En ville : inexplicablement mes boutiques favorites sont demeurées, elles aussi, parfaitement immobiles, y compris celles qui auraient dû sombrer il y a longtemps – les disquaires, la boutique de jeux de société, la librairie de BD, beaucoup de bars.

La piétonnisation / nettoyage du centre-ville est une réussite, les bars étaient pleins, les façades éblouissantes, les magasins pris d’assaut. J’ai paradé partout sur mon petit vélo rose, avec peut-être l’espoir inavoué que quelqu’un finirait par me reconnaître. Non.

A la fin de la journée, avant de prendre le train du retour, j’ai traversé à nouveau toute la ville pour retourner voir mon vieux lycée. Le soleil radieux commençait à décliner. Cette fois j’ai poussé un peu plus loin, jusqu’à l’extrémité de l’enceinte, et j’ai découvert une petite piste cyclable contournant le lycée par l’arrière, qui n’existait pas de mon temps. Je m’y suis engagé pour aller voir la cour.

J’ai souri sincèrement parce que rien n’a changé – le terrain de volley, le mur de tag, les petits recoins pour ceux qui veulent échapper à la surveillance permanente des pions et de leurs camarades. Il y a toujours un baby foot et des bancs qui se promènent, au gré de l’humeur des élèves et de leur capacité à se coordonner pour les soulever.

Et tandis que j’observais la cour derrière le grillage, un jeune homme est apparu, un ballon de basket à la main. J’ignore ce qu’il faisait là – c’est peut-être le fils des occupants d’un des logements de fonction. Il m’a regardé bizarrement, parce que je devais avoir l’air très bizarre.

Il y a vingt ans c’est moi qui était parqué dans cette cour, de l’autre côté du même grillage. Je bouillais de savoir ce qui se tramait au dehors. Ce qui m’attendait. Je voulais tant quitter le petit bain et aller me mesurer au monde.

Le soleil commençait à se coucher, mon train n’allait pas tarder – je me suis levé et j’ai dit « Au revoir. »

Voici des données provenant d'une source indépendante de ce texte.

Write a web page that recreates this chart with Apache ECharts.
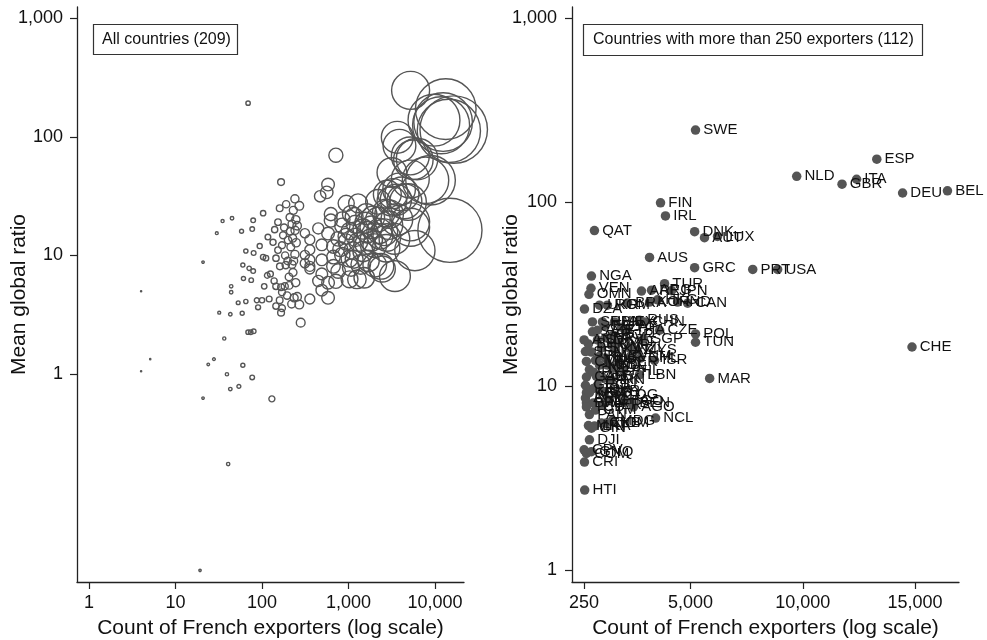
<!DOCTYPE html>
<html>
<head>
<meta charset="utf-8">
<script src="https://cdn.jsdelivr.net/npm/echarts@6/dist/echarts.min.js"></script>
<style>
  html, body { margin: 0; padding: 0; background: #fff; }
  #chart { width: 987px; height: 640px; }
</style>
</head>
<body>
<div id="chart"></div>
<script>
// countries with more than 250 French exporters (right panel, also big circles on the left)
const codes = [
  "SWE", "ESP", "NLD", "ITA", "GBR", "DEU", "BEL", "FIN", "IRL", "QAT",
  "DNK", "AUT", "LUX", "AUS", "GRC", "PRT", "USA", "NGA", "VEN", "TUR",
  "OMN", "JPN", "ARE", "ARG", "CAN", "DZA", "UKR", "ROM", "BRA", "KOR",
  "HKG", "IND", "SRB", "SAU", "HUN", "ZAF", "RUS", "CZE", "SGP", "POL",
  "TUN", "CHE", "MAR", "LBN", "NCL", "HTI", "CRI", "DJI", "BEN", "MDG",
  "LKA", "EGY", "MEX", "THA", "CHN", "ISR", "SVK", "HRV", "BGR", "SVN",
  "CYP", "MLT", "ISL", "NZL", "MYS", "KWT", "SEN", "CMR", "CIV", "GAB",
  "MUS", "PYF", "IDN", "PHL", "VNM", "CHL", "COL", "PER", "PAK", "IRN",
  "JOR", "SYR", "KEN", "GHA", "TGO", "BFA", "MLI", "NER", "TCD", "COG",
  "AGO", "MRT", "GIN", "CUB", "DOM", "CPV", "COM", "GNQ", "ECU", "URY",
  "PAN", "GTM", "BHR", "KAZ", "BLR", "AZE", "GEO", "ARM", "ALB", "MKD",
  "AND", "MCO"
];
const exporters = [
  5220, 13300, 9730, 12400, 11750, 14450, 16450, 3660, 3880, 714,
  5180, 5620, 6200, 3170, 5180, 7770, 8880, 580, 560, 3840,
  470, 4150, 2810, 3260, 4870, 270, 940, 1290, 2190, 3170,
  3530, 4420, 625, 625, 1070, 1920, 2720, 3620, 2900, 5220,
  5220, 14870, 5850, 2720, 3440, 280, 270, 491, 2370, 1520,
  714, 1161, 1608, 2188, 2946, 3393, 848, 1205, 1563, 1027,
  1473, 1830, 580, 2277, 2590, 938, 313, 357, 491, 357,
  759, 670, 1563, 2010, 2320, 2770, 1295, 1830, 1116, 1473,
  670, 1027, 357, 1384, 2010, 357, 670, 1070, 357, 1697,
  2455, 447, 580, 1027, 1250, 255, 357, 580, 848, 1161,
  491, 759, 447, 1652, 1205, 848, 313, 313, 803, 938,
  255, 491
];
const ratio = [
  246, 171, 138, 133, 125, 112, 115, 99, 84, 70,
  69, 64, 65, 50, 44, 43, 43, 39.6, 34, 36,
  31.5, 33, 32.8, 33.2, 28.2, 26.2, 27.5, 27.5, 28.3, 28.6,
  29.4, 28.6, 22.3, 19.7, 22.3, 20.9, 22.8, 20.1, 18, 19.2,
  17.3, 16.3, 11.0, 11.5, 6.7, 2.72, 3.86, 5.1, 8.1, 6.5,
  6.06, 21.3, 22.3, 20.1, 22.3, 13.8, 17.8, 18.3, 18.9, 16.1,
  16.7, 17.3, 15.3, 16.1, 15.7, 14.5, 15.4, 13.6, 12.3, 11.2,
  13.8, 11.9, 12.5, 12.1, 14.5, 14.2, 13.0, 13.5, 11.0, 10.8,
  9.7, 9.4, 9.2, 8.4, 8.3, 8.1, 8.1, 7.9, 7.7, 9.0,
  7.7, 6.1, 5.9, 6.3, 6.3, 4.5, 4.3, 4.4, 10.1, 9.3,
  7.0, 7.4, 16.9, 15.7, 14.2, 20.1, 10.1, 8.6, 11.3, 13.0,
  17.8, 9.2
];
// countries with 250 exporters or fewer (left panel only)
const smallExporters = [
  69, 166, 103, 35, 45, 30, 58, 79, 77, 153,
  117, 134, 222, 241, 153, 65, 80, 103, 111, 145,
  20.8, 60, 71, 79, 61, 75, 161, 188, 222, 106,
  145, 166, 183, 206, 170, 44, 44, 4, 53, 65,
  87, 100, 121, 90, 145, 170, 166, 32, 43, 59,
  36.6, 69, 74, 80, 5.1, 4, 23.9, 27.8, 60, 39.3,
  77, 54, 43, 20.8, 130, 40.6, 19.2, 190, 230, 200,
  215, 240, 175, 228, 205, 245, 195, 235, 180, 248,
  210, 160, 140, 125, 138, 220, 185, 240, 170, 198,
  226, 115, 160, 232, 94, 212, 246
];
const smallRatio = [
  192, 41.5, 22.7, 19.5, 20.6, 15.4, 16, 19.8, 16.7, 19.1,
  14.3, 12.9, 18.4, 16.3, 11.1, 10.9, 10.5, 9.7, 9.5, 9.5,
  8.8, 8.3, 7.8, 7.4, 6.4, 6.2, 8.1, 8.3, 8.4, 5.5,
  5.5, 5.4, 5.5, 5.6, 4.9, 5.5, 4.9, 5.0, 4.0, 4.1,
  4.2, 4.2, 4.3, 3.66, 3.75, 3.6, 3.3, 3.3, 3.2, 3.26,
  2.0, 2.26, 2.26, 2.3, 1.34, 1.06, 1.21, 1.34, 1.19, 1.0,
  0.94, 0.79, 0.75, 0.63, 0.62, 0.175, 0.0223, 27, 24, 13.5,
  11.8, 10.2, 14.8, 7.2, 6.6, 5.9, 4.6, 4.4, 17.2, 12.8,
  21, 25, 16.5, 7.0, 6.1, 3.9, 10.0, 30, 12.2, 9.0,
  14.0, 6.8, 4.2, 9.0, 12.0, 16.0, 20.0
];
const logTicks = [0, 1, 2, 3];
const leftXTicks = [0, 1, 2, 3, 4];
const rightXTicks = [250, 5000, 10000, 15000];

const FONT = "'Liberation Sans', Arial, sans-serif";
const INK = "#555";
const fmt = (n) => Math.round(n).toLocaleString("en-US");

const leftData = [];
codes.forEach((c, i) => leftData.push([Math.log10(exporters[i]), Math.log10(ratio[i]), exporters[i]]));
smallExporters.forEach((x, i) => leftData.push([Math.log10(x), Math.log10(smallRatio[i]), x]));

const rightData = codes.map((c, i) => ({ name: c, value: [exporters[i], Math.log10(ratio[i])] }));

const axisCommon = {
  axisLine: { onZero: false, lineStyle: { color: "#222", width: 1.3 } },
  axisTick: { length: 7, lineStyle: { color: "#222", width: 1.2 } },
  splitLine: { show: false },
  nameTextStyle: { color: "#111", fontSize: 21, fontFamily: FONT },
  nameLocation: "middle",
  nameMoveOverlap: false
};
const tickLabel = (values, margin, formatter) => ({
  customValues: values,
  margin,
  color: "#111",
  fontSize: 18,
  fontFamily: FONT,
  formatter
});

const chart = echarts.init(document.getElementById("chart"));
chart.setOption({
  animation: false,
  backgroundColor: "#fff",
  grid: [
    { left: 77, top: 7, width: 387, height: 575, outerBoundsMode: "none", containLabel: false },
    { left: 572, top: 7, width: 387, height: 575, outerBoundsMode: "none", containLabel: false }
  ],
  xAxis: [
    {
      ...axisCommon,
      gridIndex: 0,
      type: "value",
      min: -0.139,
      max: 4.335,
      name: "Count of French exporters (log scale)",
      nameGap: 36,
      axisTick: { ...axisCommon.axisTick, customValues: leftXTicks },
      axisLabel: tickLabel(leftXTicks, 12, (v) => fmt(Math.pow(10, v)))
    },
    {
      ...axisCommon,
      gridIndex: 1,
      type: "value",
      min: -286,
      max: 16964,
      name: "Count of French exporters (log scale)",
      nameGap: 36,
      axisTick: { ...axisCommon.axisTick, customValues: rightXTicks },
      axisLabel: tickLabel(rightXTicks, 12, (v) => fmt(v))
    }
  ],
  yAxis: [
    {
      ...axisCommon,
      gridIndex: 0,
      type: "value",
      min: -1.75,
      max: 3.093,
      name: "Mean global ratio",
      nameGap: 47,
      axisTick: { ...axisCommon.axisTick, customValues: logTicks },
      axisLabel: tickLabel(logTicks, 14, (v) => fmt(Math.pow(10, v)))
    },
    {
      ...axisCommon,
      gridIndex: 1,
      type: "value",
      min: -0.065,
      max: 3.06,
      name: "Mean global ratio",
      nameGap: 50,
      axisTick: { ...axisCommon.axisTick, customValues: logTicks },
      axisLabel: tickLabel(logTicks, 15, (v) => fmt(Math.pow(10, v)))
    }
  ],
  graphic: [
    {
      type: "rect",
      shape: { x: 93.5, y: 24.5, width: 144, height: 30 },
      style: { fill: "none", stroke: "#333", lineWidth: 1.2 }
    },
    {
      type: "text",
      x: 102,
      y: 40,
      style: { text: "All countries (209)", fill: "#111", font: "16px " + FONT, verticalAlign: "middle" }
    },
    {
      type: "rect",
      shape: { x: 583.5, y: 24.5, width: 339, height: 31 },
      style: { fill: "none", stroke: "#333", lineWidth: 1.2 }
    },
    {
      type: "text",
      x: 593,
      y: 40,
      style: { text: "Countries with more than 250 exporters (112)", fill: "#111", font: "16px " + FONT, verticalAlign: "middle" }
    }
  ],
  series: [
    {
      type: "scatter",
      xAxisIndex: 0,
      yAxisIndex: 0,
      data: leftData,
      symbol: "circle",
      symbolSize: (d) => Math.max(1.2, 0.526 * Math.sqrt(d[2])),
      itemStyle: { color: "rgba(0,0,0,0)", borderColor: INK, borderWidth: 1.4, opacity: 1 },
      emphasis: { disabled: true }
    },
    {
      type: "scatter",
      xAxisIndex: 1,
      yAxisIndex: 1,
      data: rightData,
      symbol: "circle",
      symbolSize: 9.5,
      itemStyle: { color: INK, opacity: 1 },
      label: {
        show: true,
        position: "right",
        distance: 3,
        formatter: (p) => p.name,
        color: "#111",
        fontSize: 15,
        fontFamily: FONT
      },
      labelLayout: { hideOverlap: false },
      emphasis: { disabled: true }
    }
  ]
});
</script>
</body>
</html>
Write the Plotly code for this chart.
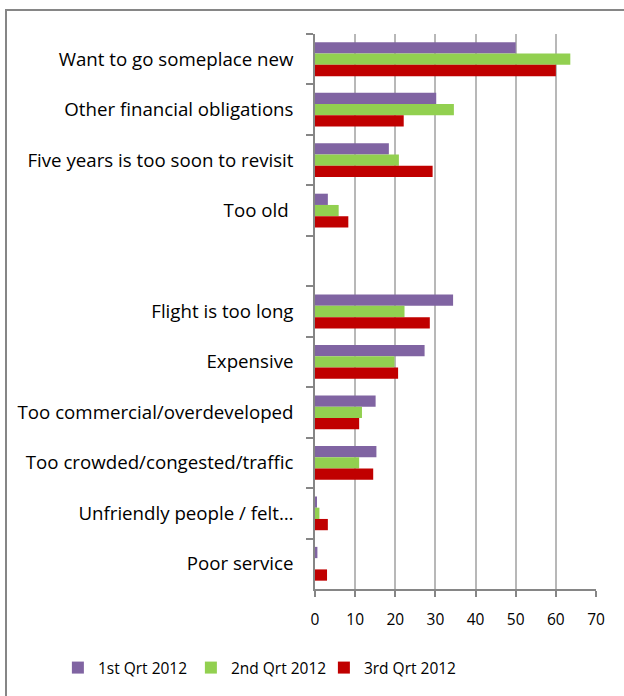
import plotly.graph_objects as go

categories = [
    "Want to go someplace new",
    "Other financial obligations",
    "Five years is too soon to revisit",
    "Too old\u00a0",
    "\u00a0",
    "Flight is too long",
    "Expensive",
    "Too commercial/overdeveloped",
    "Too crowded/congested/traffic",
    "Unfriendly people / felt…",
    "Poor service",
]
q1_2012 = [50.0, 30.2, 18.4, 3.2, None, 34.4, 27.3, 15.1, 15.3, 0.3, 0.6]
q2_2012 = [63.6, 34.6, 20.9, 5.9, None, 22.3, 19.8, 11.7, 11.0, 1.1, 0.0]
q3_2012 = [60.0, 22.1, 29.3, 8.3, None, 28.6, 20.7, 11.0, 14.5, 3.2, 3.0]
series_names = ["1st Qrt 2012", "2nd Qrt 2012", "3rd Qrt 2012"]
x_ticks = [0, 10, 20, 30, 40, 50, 60, 70]

colors = ["#8064A2", "#92D050", "#C00000"]
FONT = "Open Sans"

fig = go.Figure()
for name, vals, col in zip(series_names, [q1_2012, q2_2012, q3_2012], colors):
    fig.add_trace(go.Bar(
        y=categories, x=vals, name=name, orientation="h",
        marker=dict(color=col, line=dict(width=0)),
    ))

fig.update_layout(
    width=624, height=696,
    margin=dict(l=315, r=28, t=34, b=106),
    paper_bgcolor="white", plot_bgcolor="white",
    barmode="group", bargap=0.33, bargroupgap=0,
    font=dict(family=FONT, size=15.5, color="black"),
    showlegend=True,
    legend=dict(orientation="h", x=-0.915, xanchor="left", y=-0.1403, yanchor="middle",
                font=dict(size=15.5), itemclick=False, traceorder="normal",
                entrywidth=88, entrywidthmode="pixels"),
    xaxis=dict(
        range=[0, 70], tickvals=x_ticks, showgrid=True, gridcolor="#b8b8b8", gridwidth=1.5,
        showline=True, linecolor="#868686", linewidth=1.5,
        ticks="outside", ticklen=6, tickcolor="#868686", tickwidth=1.5,
        zeroline=False, fixedrange=True, ticklabelstandoff=10,
        tickfont=dict(size=15.5),
    ),
    yaxis=dict(
        categoryorder="array", categoryarray=categories, autorange="reversed",
        showline=True, linecolor="#868686", linewidth=1.5,
        ticks="outside", ticklen=7, tickcolor="#868686", tickwidth=1.5,
        tickson="boundaries", showgrid=False, ticklabelstandoff=16,
        tickfont=dict(size=18.7), fixedrange=True,
    ),
    shapes=[dict(type="rect", xref="paper", yref="paper",
                 x0=(6 - 315) / 281, x1=(640 - 315) / 281,
                 y0=(590 - 710) / 556, y1=(590 - 10) / 556,
                 line=dict(color="#868686", width=2), fillcolor="rgba(0,0,0,0)", layer="below")],
)

fig.write_html("out.html", config={"displayModeBar": False},
               post_script="document.body.style.margin='0';")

Bon c’est pas magique, je n’ai pas de réponse. Est-ce qu’il faut partir, où, quand, est-ce que ce serait un désastre, est-ce que je suis en train de me fourvoyer, est-ce que je devrais juste arrêter de faire chier, je ne sais toujours pas.

Mais au moins l’armistice est signé. J’ai dit au revoir à l’adolescent que j’étais, il va bien, je l’ai laissé dans son monde clos et immobile. Il s’est retenu de faire trop de sarcasmes, peut-être parce qu’il me sait gré d’avoir évité les principaux écueils – les honneurs, les patrons, la respectabilité. Le compromis.

Ecrire, mon amour, mes enfants. C’est là, c’est maintenant.